Born Eleanora Fagan in Philadephia, Pennsylvania in 1915, Holiday started her career in a Baltimore speakeasy and made her first commercial recording with Benny Goodman in 1933. Over the next 11 years to 1944, she recorded over 200 tracks, including such jazz standards as "God Bless the Child", "When a Woman Loves a Man", "Don't Explain", and "T'aint Nobody's Biz-ness", many of which feature in Lady Day at Emerson's Bar and Grill.

In addition to music, Holiday's life was marked by failed romance, heroin addiction and poverty, a tragedy captured posthumously on film in 1972 with Lady Sings the Blues in which Diana Ross played the singer. The real Billie Holiday died in 1959, aged 44.
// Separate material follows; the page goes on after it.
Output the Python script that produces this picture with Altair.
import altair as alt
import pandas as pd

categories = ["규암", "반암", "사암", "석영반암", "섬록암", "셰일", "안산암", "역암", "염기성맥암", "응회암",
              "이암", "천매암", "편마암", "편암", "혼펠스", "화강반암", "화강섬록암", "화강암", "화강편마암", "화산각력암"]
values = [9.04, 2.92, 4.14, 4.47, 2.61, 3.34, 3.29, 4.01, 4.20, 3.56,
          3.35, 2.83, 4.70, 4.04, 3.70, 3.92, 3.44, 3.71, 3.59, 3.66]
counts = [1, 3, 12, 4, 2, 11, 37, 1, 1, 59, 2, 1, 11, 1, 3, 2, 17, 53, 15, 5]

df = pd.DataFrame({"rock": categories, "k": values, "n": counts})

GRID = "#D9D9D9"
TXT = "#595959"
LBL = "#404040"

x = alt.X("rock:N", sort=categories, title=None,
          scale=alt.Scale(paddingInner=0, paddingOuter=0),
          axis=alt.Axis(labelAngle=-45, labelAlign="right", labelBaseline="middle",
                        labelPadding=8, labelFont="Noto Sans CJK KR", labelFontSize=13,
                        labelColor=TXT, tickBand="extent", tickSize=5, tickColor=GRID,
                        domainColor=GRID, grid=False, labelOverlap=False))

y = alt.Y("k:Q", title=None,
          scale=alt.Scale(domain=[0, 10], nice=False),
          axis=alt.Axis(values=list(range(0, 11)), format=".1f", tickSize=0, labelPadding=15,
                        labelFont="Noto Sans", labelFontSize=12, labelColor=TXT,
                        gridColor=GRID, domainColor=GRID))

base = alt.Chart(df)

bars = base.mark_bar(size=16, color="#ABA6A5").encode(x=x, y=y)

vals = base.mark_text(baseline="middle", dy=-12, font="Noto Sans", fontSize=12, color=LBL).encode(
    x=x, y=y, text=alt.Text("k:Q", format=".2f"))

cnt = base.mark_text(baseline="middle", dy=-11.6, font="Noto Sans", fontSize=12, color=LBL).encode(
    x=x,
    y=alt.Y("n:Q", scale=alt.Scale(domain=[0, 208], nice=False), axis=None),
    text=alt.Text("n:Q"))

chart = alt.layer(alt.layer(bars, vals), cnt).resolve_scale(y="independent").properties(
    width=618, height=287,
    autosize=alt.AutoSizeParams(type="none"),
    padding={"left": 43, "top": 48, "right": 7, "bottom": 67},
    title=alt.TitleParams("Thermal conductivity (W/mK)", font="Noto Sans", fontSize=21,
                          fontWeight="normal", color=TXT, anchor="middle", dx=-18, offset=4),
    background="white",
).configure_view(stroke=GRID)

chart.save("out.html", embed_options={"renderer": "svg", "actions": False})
Lady Day at Emerson's Bar and Grill is directed by former Derby Playhouse artistic director Mark Clements, who has been newly appointed as the artistic director of the New Players.

The production has musical direction by Warren Wills, who accompanies Hope onstage on the piano, playing Holiday's musical director Jimmy Powers. It’s designed by Chris Crosswell, with lighting is by Alexandra Stafford, sound by Nick Greenhill and costumes by Colin Mayes.